* **THE TASK**: Write every entry out again exactly, please, and skip the pictures.

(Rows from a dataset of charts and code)
= = = = = = =

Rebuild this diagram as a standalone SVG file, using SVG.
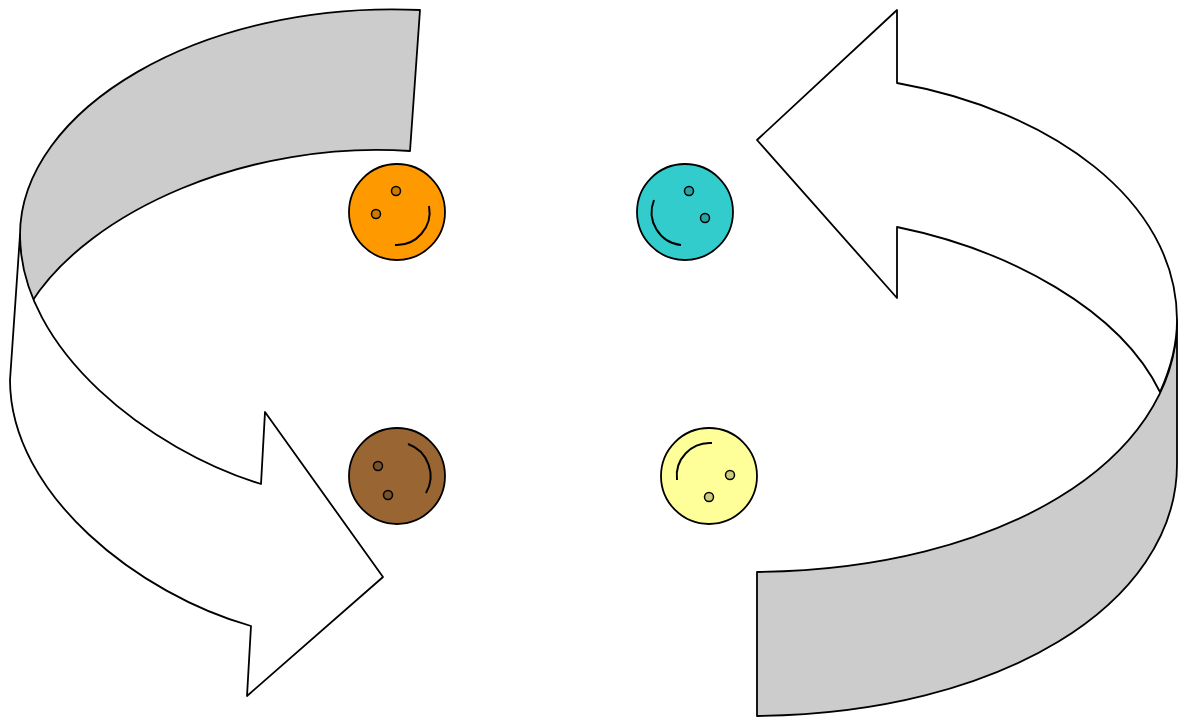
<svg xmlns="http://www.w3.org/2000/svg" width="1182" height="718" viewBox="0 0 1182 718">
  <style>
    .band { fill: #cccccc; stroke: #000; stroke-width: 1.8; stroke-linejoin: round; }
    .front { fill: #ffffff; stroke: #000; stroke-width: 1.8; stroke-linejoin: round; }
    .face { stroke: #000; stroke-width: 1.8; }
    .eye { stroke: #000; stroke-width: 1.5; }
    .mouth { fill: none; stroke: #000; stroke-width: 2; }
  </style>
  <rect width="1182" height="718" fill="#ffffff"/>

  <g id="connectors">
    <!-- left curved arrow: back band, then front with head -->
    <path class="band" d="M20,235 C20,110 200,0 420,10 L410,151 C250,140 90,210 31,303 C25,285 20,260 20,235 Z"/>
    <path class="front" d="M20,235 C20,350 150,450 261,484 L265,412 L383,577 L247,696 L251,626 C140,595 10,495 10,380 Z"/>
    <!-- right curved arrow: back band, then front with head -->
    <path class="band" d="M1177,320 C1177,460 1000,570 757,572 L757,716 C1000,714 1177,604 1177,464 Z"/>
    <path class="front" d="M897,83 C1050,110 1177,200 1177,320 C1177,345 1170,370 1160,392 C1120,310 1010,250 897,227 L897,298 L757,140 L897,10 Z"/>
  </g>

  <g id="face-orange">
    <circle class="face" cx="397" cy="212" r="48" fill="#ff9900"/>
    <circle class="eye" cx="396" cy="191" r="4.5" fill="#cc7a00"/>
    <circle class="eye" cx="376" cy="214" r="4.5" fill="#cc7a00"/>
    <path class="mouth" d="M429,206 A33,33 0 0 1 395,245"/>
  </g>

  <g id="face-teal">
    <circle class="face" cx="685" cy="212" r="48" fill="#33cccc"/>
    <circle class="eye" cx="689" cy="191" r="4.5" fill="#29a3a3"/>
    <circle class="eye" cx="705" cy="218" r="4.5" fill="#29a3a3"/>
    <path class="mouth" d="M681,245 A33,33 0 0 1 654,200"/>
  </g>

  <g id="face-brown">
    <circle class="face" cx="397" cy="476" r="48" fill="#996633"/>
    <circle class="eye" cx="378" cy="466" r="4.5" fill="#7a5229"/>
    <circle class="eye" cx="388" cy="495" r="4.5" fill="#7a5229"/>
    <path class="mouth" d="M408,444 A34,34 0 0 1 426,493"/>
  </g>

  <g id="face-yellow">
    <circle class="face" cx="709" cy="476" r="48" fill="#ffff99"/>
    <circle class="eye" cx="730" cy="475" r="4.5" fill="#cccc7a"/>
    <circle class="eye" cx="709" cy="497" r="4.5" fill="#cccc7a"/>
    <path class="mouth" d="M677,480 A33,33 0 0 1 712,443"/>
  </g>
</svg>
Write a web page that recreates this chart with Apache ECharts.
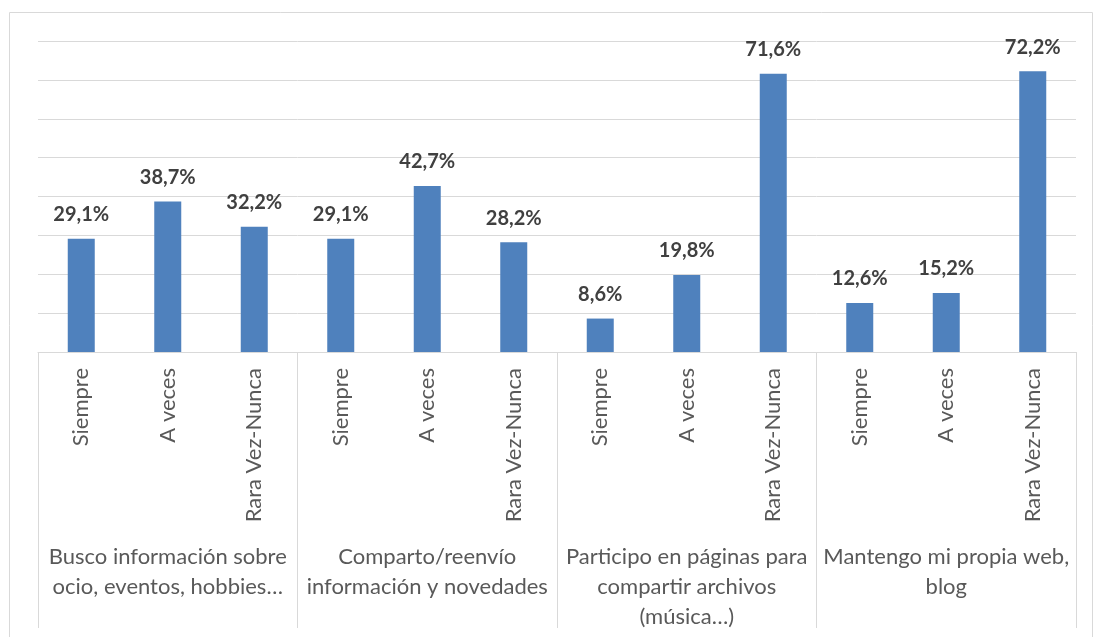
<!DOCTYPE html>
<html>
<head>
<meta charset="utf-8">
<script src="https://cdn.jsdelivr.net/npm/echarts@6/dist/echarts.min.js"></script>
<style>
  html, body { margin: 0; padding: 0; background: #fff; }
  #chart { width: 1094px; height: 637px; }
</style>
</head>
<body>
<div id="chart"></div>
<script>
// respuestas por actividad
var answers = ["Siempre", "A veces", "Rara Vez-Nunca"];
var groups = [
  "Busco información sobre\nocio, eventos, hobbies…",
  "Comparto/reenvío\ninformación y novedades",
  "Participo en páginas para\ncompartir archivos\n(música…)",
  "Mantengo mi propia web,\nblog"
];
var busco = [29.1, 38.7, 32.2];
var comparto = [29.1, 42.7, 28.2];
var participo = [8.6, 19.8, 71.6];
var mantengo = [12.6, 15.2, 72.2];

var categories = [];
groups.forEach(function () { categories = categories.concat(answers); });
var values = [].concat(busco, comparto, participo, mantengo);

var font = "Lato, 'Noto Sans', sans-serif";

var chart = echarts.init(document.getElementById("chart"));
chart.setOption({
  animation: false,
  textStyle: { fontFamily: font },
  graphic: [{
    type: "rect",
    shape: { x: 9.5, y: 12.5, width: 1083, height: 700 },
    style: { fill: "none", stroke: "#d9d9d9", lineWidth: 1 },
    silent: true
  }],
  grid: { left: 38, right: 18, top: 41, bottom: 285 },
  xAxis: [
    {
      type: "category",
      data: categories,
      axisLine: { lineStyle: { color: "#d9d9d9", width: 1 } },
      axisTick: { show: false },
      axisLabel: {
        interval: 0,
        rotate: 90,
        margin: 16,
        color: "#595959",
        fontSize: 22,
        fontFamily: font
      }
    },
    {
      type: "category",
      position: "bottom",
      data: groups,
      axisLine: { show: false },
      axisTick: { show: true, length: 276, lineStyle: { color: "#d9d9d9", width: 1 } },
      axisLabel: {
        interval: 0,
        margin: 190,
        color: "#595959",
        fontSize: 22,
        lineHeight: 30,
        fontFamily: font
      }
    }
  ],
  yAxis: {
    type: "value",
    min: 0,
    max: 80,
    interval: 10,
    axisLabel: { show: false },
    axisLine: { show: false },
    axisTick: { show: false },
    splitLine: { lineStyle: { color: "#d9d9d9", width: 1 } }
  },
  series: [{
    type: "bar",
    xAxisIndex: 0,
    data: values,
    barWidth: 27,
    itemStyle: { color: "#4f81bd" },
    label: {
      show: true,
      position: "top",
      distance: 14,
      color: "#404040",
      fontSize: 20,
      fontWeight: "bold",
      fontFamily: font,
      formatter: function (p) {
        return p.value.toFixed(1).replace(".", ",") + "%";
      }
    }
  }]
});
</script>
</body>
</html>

= = = = = = =

* **ANSWER IN FULL**:
Rebuild this diagram as a standalone SVG file, using SVG.
<svg xmlns="http://www.w3.org/2000/svg" width="1182" height="718" viewBox="0 0 1182 718">
  <style>
    .band { fill: #cccccc; stroke: #000; stroke-width: 1.8; stroke-linejoin: round; }
    .front { fill: #ffffff; stroke: #000; stroke-width: 1.8; stroke-linejoin: round; }
    .face { stroke: #000; stroke-width: 1.8; }
    .eye { stroke: #000; stroke-width: 1.5; }
    .mouth { fill: none; stroke: #000; stroke-width: 2; }
  </style>
  <rect width="1182" height="718" fill="#ffffff"/>

  <g id="connectors">
    <!-- left curved arrow: back band, then front with head -->
    <path class="band" d="M20,235 C20,110 200,0 420,10 L410,151 C250,140 90,210 31,303 C25,285 20,260 20,235 Z"/>
    <path class="front" d="M20,235 C20,350 150,450 261,484 L265,412 L383,577 L247,696 L251,626 C140,595 10,495 10,380 Z"/>
    <!-- right curved arrow: back band, then front with head -->
    <path class="band" d="M1177,320 C1177,460 1000,570 757,572 L757,716 C1000,714 1177,604 1177,464 Z"/>
    <path class="front" d="M897,83 C1050,110 1177,200 1177,320 C1177,345 1170,370 1160,392 C1120,310 1010,250 897,227 L897,298 L757,140 L897,10 Z"/>
  </g>

  <g id="face-orange">
    <circle class="face" cx="397" cy="212" r="48" fill="#ff9900"/>
    <circle class="eye" cx="396" cy="191" r="4.5" fill="#cc7a00"/>
    <circle class="eye" cx="376" cy="214" r="4.5" fill="#cc7a00"/>
    <path class="mouth" d="M429,206 A33,33 0 0 1 395,245"/>
  </g>

  <g id="face-teal">
    <circle class="face" cx="685" cy="212" r="48" fill="#33cccc"/>
    <circle class="eye" cx="689" cy="191" r="4.5" fill="#29a3a3"/>
    <circle class="eye" cx="705" cy="218" r="4.5" fill="#29a3a3"/>
    <path class="mouth" d="M681,245 A33,33 0 0 1 654,200"/>
  </g>

  <g id="face-brown">
    <circle class="face" cx="397" cy="476" r="48" fill="#996633"/>
    <circle class="eye" cx="378" cy="466" r="4.5" fill="#7a5229"/>
    <circle class="eye" cx="388" cy="495" r="4.5" fill="#7a5229"/>
    <path class="mouth" d="M408,444 A34,34 0 0 1 426,493"/>
  </g>

  <g id="face-yellow">
    <circle class="face" cx="709" cy="476" r="48" fill="#ffff99"/>
    <circle class="eye" cx="730" cy="475" r="4.5" fill="#cccc7a"/>
    <circle class="eye" cx="709" cy="497" r="4.5" fill="#cccc7a"/>
    <path class="mouth" d="M677,480 A33,33 0 0 1 712,443"/>
  </g>
</svg>
Write a web page that recreates this chart with Apache ECharts.
<!DOCTYPE html>
<html>
<head>
<meta charset="utf-8">
<script src="https://cdn.jsdelivr.net/npm/echarts@6/dist/echarts.min.js"></script>
<style>
  html, body { margin: 0; padding: 0; background: #fff; }
  #chart { width: 1094px; height: 637px; }
</style>
</head>
<body>
<div id="chart"></div>
<script>
// respuestas por actividad
var answers = ["Siempre", "A veces", "Rara Vez-Nunca"];
var groups = [
  "Busco información sobre\nocio, eventos, hobbies…",
  "Comparto/reenvío\ninformación y novedades",
  "Participo en páginas para\ncompartir archivos\n(música…)",
  "Mantengo mi propia web,\nblog"
];
var busco = [29.1, 38.7, 32.2];
var comparto = [29.1, 42.7, 28.2];
var participo = [8.6, 19.8, 71.6];
var mantengo = [12.6, 15.2, 72.2];

var categories = [];
groups.forEach(function () { categories = categories.concat(answers); });
var values = [].concat(busco, comparto, participo, mantengo);

var font = "Lato, 'Noto Sans', sans-serif";

var chart = echarts.init(document.getElementById("chart"));
chart.setOption({
  animation: false,
  textStyle: { fontFamily: font },
  graphic: [{
    type: "rect",
    shape: { x: 9.5, y: 12.5, width: 1083, height: 700 },
    style: { fill: "none", stroke: "#d9d9d9", lineWidth: 1 },
    silent: true
  }],
  grid: { left: 38, right: 18, top: 41, bottom: 285 },
  xAxis: [
    {
      type: "category",
      data: categories,
      axisLine: { lineStyle: { color: "#d9d9d9", width: 1 } },
      axisTick: { show: false },
      axisLabel: {
        interval: 0,
        rotate: 90,
        margin: 16,
        color: "#595959",
        fontSize: 22,
        fontFamily: font
      }
    },
    {
      type: "category",
      position: "bottom",
      data: groups,
      axisLine: { show: false },
      axisTick: { show: true, length: 276, lineStyle: { color: "#d9d9d9", width: 1 } },
      axisLabel: {
        interval: 0,
        margin: 190,
        color: "#595959",
        fontSize: 22,
        lineHeight: 30,
        fontFamily: font
      }
    }
  ],
  yAxis: {
    type: "value",
    min: 0,
    max: 80,
    interval: 10,
    axisLabel: { show: false },
    axisLine: { show: false },
    axisTick: { show: false },
    splitLine: { lineStyle: { color: "#d9d9d9", width: 1 } }
  },
  series: [{
    type: "bar",
    xAxisIndex: 0,
    data: values,
    barWidth: 27,
    itemStyle: { color: "#4f81bd" },
    label: {
      show: true,
      position: "top",
      distance: 14,
      color: "#404040",
      fontSize: 20,
      fontWeight: "bold",
      fontFamily: font,
      formatter: function (p) {
        return p.value.toFixed(1).replace(".", ",") + "%";
      }
    }
  }]
});
</script>
</body>
</html>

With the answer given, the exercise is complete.